Upon reading that statement, I was left somewhat dumbfounded. I actually went back and read the Belk opinion as I was certain that this statement was flat-out wrong.
In support of this “conclusion,” the Fifth Circuit attached a copy of the conservation easement plan, i.e., a map of the property owned by the donor/taxpayer showing the homesites as well as property covered by the original easement. The purpose of attaching the plan was to show that the ability to adjust the homesite parcels could only be done within the boundaries of the land owned by the taxpayer. According to the Fifth Circuit, “realistically and practically, the perpetuity requirement of the Conservation Easement is not invalidated by the provision for homesite parcel adjustment.”
The problem with the Fifth Circuit’s analysis is that it seems to have completely misread the adjustment provision in Belk. The adjustment provision in Belk required that any substituted land had to be contiguous to the original easement property. The fact that the property had to be contiguous means, by definition, that the substituted property could NOT “be moved, lock, stock, and barrel, to a tract or tracts of land entirely different and remote from the property originally covered by that easement.” By requiring the property to be contiguous means that the substituted property had to be property within a certain boundary of property owned by the donor taxpayer. I am sure that the Fourth Circuit could have attached a map/plan showing the total amount of property owned by the taxpayer, detailing the easement and the rest of the contiguous property owned by the taxpayer/donor.

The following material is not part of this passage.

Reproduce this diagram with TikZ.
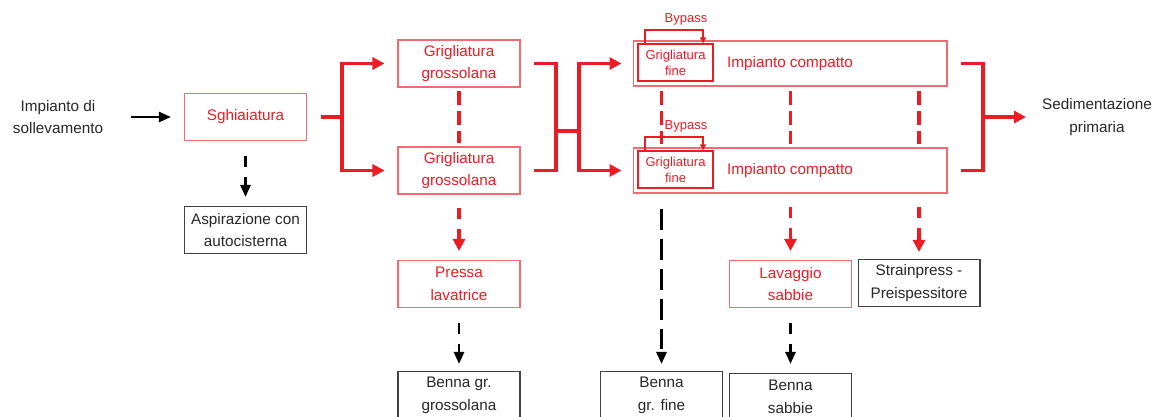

Given that the Fifth Circuit’s opinion in BC Ranch almost certainly creates a split in the circuits, perhaps the first step that should be taken is for the IRS to file a Motion for Reconsideration asking the Fifth Circuit to explain its distinguishing statement that “the easement in Belk could be moved, lock, stock, and barrel, to a tract or tracts of land entirely different and remote from the property originally covered by that easement,” in light of the fact that the substituted property in Belk had to be contiguous to the original property covered by the easement.
Having said that, I am not convinced that the Tax Court and the Fourth Circuit got it right in the first place. Should the “in perpetuity” requirement of §170(h)(2)(C) be read as narrowly as the “in perpetuity” requirement of §170(h)(5)(A)? It seems that Congressional intent is to encourage these conservation easement contributions and the IRS is relying on technicalities to disallow these deductions. See Anson H. Asbury, Anyone for Tennis? Technical Foot Faults and the Conservation Easement Tax Deduction, 32 Tax Mgmt. Real Est. J. 195 (July 2016). To put it another way, Ronald Levitt of Sirote & Permutt PC told Bloomberg BNA in an April 2016 interview that the IRS’s rejection of deductions for conservation easements “leads you to the conclusion that there is no nit too small for the IRS to pick. They are looking for any reason to disallow these deductions, despite what Congress has said.”
I’ll leave that discussion for another day.